Rows from a dataset of charts and code:
____________

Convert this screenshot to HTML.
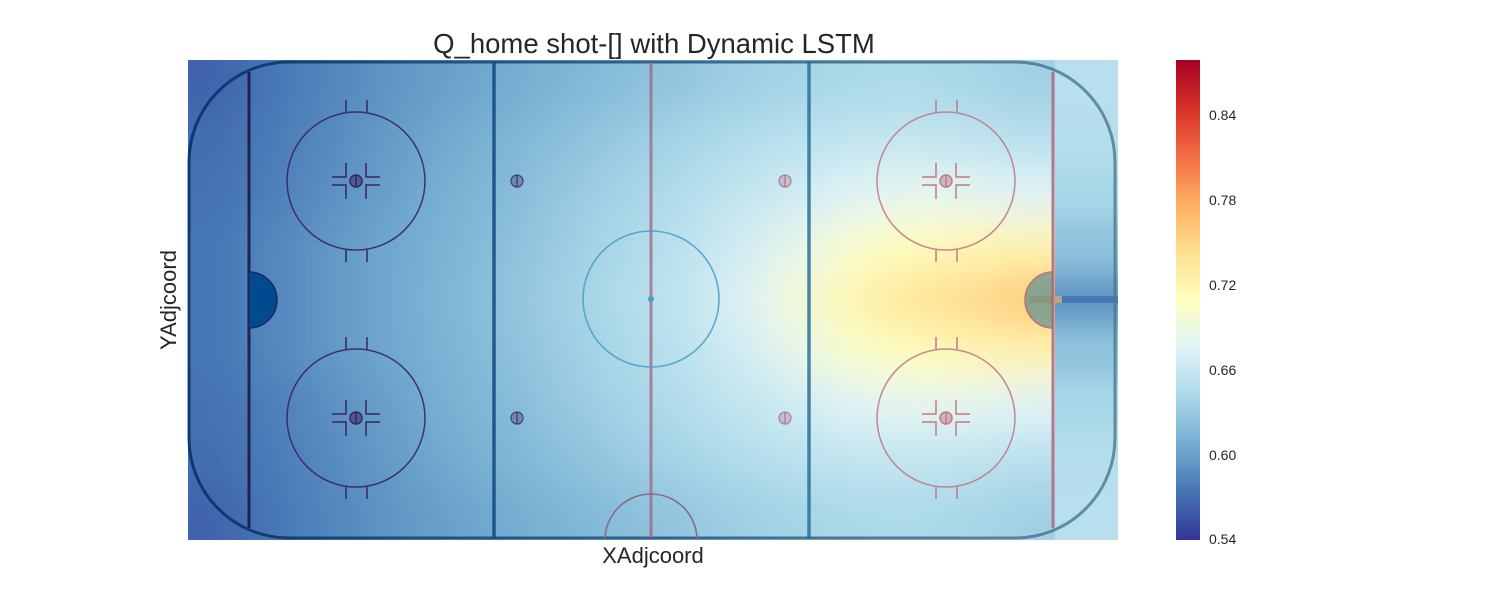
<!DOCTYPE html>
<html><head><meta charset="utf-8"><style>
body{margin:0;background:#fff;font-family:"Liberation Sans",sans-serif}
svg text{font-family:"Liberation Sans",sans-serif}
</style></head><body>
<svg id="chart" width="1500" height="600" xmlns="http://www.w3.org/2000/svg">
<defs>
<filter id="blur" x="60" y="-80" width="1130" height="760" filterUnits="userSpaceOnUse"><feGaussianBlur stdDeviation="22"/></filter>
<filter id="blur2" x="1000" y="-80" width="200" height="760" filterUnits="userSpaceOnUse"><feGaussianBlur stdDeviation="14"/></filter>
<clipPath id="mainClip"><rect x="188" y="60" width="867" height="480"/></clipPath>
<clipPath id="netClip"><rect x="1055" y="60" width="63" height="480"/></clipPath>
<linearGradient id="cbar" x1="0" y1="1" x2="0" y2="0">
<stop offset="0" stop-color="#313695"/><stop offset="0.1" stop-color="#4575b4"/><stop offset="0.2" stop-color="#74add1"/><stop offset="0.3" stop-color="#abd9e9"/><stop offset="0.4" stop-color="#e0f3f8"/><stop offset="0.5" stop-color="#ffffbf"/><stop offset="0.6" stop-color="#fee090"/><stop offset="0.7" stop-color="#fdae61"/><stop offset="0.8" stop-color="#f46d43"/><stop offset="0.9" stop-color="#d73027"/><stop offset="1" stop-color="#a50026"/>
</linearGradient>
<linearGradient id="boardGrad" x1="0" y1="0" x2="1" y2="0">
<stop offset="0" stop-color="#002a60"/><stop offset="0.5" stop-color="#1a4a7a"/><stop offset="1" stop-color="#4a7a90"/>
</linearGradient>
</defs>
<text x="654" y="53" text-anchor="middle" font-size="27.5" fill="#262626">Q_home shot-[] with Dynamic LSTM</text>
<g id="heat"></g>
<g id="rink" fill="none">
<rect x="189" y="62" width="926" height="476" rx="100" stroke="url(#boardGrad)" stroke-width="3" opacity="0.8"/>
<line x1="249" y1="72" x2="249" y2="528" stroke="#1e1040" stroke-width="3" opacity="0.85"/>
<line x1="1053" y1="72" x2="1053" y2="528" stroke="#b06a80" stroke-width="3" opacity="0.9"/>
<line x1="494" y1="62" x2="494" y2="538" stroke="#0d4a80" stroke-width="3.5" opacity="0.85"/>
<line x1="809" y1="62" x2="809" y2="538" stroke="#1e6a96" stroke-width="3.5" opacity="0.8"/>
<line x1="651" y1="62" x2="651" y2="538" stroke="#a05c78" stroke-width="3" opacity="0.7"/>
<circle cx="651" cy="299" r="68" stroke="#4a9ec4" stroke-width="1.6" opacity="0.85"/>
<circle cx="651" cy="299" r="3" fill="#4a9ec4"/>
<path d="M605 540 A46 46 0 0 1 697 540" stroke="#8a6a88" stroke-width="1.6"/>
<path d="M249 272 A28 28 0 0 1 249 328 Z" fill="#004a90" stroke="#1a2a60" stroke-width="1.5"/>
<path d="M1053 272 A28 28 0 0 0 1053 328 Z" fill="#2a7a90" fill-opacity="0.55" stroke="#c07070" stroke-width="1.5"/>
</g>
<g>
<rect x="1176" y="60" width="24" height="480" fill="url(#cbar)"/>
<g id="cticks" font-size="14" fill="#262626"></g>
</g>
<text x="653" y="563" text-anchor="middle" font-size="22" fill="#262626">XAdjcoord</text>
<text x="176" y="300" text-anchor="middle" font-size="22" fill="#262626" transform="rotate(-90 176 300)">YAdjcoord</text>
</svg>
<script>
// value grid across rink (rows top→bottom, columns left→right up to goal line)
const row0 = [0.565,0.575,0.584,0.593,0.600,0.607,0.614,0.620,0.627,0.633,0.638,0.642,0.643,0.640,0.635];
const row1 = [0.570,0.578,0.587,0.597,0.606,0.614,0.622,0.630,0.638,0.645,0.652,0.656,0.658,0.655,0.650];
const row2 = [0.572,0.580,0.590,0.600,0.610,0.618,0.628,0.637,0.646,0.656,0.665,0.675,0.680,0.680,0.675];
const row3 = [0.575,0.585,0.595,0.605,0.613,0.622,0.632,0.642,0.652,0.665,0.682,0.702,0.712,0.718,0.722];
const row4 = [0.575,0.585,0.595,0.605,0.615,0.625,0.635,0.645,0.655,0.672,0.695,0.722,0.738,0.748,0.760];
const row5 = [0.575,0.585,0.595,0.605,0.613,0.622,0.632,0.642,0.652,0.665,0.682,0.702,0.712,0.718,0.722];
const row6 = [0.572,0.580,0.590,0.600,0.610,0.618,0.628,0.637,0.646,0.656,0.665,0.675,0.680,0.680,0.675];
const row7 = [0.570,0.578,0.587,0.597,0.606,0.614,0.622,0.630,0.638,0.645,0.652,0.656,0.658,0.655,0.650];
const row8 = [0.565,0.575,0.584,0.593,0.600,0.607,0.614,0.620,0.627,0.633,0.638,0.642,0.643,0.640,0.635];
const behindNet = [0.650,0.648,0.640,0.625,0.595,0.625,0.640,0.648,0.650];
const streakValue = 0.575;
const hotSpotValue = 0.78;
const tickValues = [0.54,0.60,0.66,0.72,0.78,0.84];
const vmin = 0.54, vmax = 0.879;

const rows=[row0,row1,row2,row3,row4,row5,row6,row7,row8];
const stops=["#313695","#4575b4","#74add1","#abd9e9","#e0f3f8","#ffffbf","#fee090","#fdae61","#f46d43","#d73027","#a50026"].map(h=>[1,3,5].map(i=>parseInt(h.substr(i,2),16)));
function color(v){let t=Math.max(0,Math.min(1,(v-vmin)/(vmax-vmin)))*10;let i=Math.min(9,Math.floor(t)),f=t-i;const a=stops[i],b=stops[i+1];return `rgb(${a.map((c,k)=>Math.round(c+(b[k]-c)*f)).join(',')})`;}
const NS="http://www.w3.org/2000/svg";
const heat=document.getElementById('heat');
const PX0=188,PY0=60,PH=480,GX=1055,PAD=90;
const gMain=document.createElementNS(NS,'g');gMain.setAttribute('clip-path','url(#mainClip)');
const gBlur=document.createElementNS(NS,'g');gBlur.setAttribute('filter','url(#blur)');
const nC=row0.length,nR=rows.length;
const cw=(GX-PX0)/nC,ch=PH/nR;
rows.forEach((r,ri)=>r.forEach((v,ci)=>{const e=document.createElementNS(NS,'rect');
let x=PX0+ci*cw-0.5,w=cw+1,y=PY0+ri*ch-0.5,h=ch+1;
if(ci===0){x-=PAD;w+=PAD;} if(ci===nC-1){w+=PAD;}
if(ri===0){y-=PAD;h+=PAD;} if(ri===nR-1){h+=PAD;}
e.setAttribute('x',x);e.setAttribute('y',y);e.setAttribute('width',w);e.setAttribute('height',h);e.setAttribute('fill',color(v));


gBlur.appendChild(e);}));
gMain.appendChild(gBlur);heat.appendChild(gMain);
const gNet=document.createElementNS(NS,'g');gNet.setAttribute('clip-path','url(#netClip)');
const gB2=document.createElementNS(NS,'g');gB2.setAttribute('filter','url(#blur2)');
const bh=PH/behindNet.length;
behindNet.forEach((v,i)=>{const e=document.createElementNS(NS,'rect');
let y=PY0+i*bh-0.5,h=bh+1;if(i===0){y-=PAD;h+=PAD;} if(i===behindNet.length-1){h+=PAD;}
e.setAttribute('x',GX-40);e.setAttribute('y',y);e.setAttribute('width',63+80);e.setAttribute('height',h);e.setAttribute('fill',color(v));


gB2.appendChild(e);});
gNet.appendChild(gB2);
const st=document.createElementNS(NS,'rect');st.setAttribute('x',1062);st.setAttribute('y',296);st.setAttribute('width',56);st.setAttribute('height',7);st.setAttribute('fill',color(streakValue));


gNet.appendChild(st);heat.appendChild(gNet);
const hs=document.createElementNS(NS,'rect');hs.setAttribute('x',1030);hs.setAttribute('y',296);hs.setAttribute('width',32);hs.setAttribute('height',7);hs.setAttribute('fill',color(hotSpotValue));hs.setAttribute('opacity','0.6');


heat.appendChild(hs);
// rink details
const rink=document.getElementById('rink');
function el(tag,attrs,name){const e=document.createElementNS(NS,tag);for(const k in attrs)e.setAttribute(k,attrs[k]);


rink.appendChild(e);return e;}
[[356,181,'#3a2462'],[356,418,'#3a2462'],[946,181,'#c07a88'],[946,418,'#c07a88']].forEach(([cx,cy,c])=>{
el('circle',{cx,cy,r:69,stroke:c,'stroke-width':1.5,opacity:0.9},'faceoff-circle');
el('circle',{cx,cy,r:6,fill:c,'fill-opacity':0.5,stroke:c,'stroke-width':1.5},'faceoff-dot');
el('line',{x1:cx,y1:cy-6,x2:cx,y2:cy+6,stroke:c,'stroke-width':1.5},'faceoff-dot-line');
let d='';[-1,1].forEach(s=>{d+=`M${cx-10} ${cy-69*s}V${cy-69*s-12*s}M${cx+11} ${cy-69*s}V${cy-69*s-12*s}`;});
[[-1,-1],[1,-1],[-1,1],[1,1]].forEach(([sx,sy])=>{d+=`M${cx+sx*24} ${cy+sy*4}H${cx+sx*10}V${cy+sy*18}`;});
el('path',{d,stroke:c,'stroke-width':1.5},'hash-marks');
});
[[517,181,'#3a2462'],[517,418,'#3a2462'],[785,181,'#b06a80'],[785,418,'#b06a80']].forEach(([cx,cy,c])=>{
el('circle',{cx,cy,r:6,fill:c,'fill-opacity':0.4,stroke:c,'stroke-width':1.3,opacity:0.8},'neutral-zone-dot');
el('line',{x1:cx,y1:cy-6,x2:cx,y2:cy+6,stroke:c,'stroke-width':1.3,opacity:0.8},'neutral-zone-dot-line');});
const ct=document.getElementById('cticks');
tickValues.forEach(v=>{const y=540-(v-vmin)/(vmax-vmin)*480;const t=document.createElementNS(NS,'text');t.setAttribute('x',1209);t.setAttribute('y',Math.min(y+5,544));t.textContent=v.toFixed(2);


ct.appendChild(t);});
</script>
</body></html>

____________

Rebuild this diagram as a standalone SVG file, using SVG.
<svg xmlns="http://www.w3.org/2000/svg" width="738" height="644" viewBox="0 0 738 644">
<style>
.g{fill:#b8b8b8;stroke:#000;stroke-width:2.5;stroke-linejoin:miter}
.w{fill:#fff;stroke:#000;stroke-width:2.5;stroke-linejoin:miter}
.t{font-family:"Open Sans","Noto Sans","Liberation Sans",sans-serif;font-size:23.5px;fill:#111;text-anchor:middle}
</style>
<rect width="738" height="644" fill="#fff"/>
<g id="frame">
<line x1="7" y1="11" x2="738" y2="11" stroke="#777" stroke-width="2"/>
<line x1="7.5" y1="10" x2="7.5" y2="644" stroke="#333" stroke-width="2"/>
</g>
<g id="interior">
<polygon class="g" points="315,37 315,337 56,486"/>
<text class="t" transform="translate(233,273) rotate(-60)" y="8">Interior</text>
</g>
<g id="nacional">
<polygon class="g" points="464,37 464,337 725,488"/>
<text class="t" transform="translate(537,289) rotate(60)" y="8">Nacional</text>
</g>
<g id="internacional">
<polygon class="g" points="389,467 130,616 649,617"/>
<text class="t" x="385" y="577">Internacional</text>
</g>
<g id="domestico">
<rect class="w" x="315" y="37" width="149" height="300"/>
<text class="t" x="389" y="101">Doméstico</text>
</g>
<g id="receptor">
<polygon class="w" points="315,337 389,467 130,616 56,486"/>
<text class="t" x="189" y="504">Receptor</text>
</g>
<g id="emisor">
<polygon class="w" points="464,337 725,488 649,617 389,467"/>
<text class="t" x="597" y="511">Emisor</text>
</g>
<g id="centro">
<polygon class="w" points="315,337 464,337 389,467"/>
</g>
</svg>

____________

Select from the material above each line in which the string "this" appears, and list those lines.

• **EXERCISE ANSWER**:
Convert this screenshot to HTML.
Rebuild this diagram as a standalone SVG file, using SVG.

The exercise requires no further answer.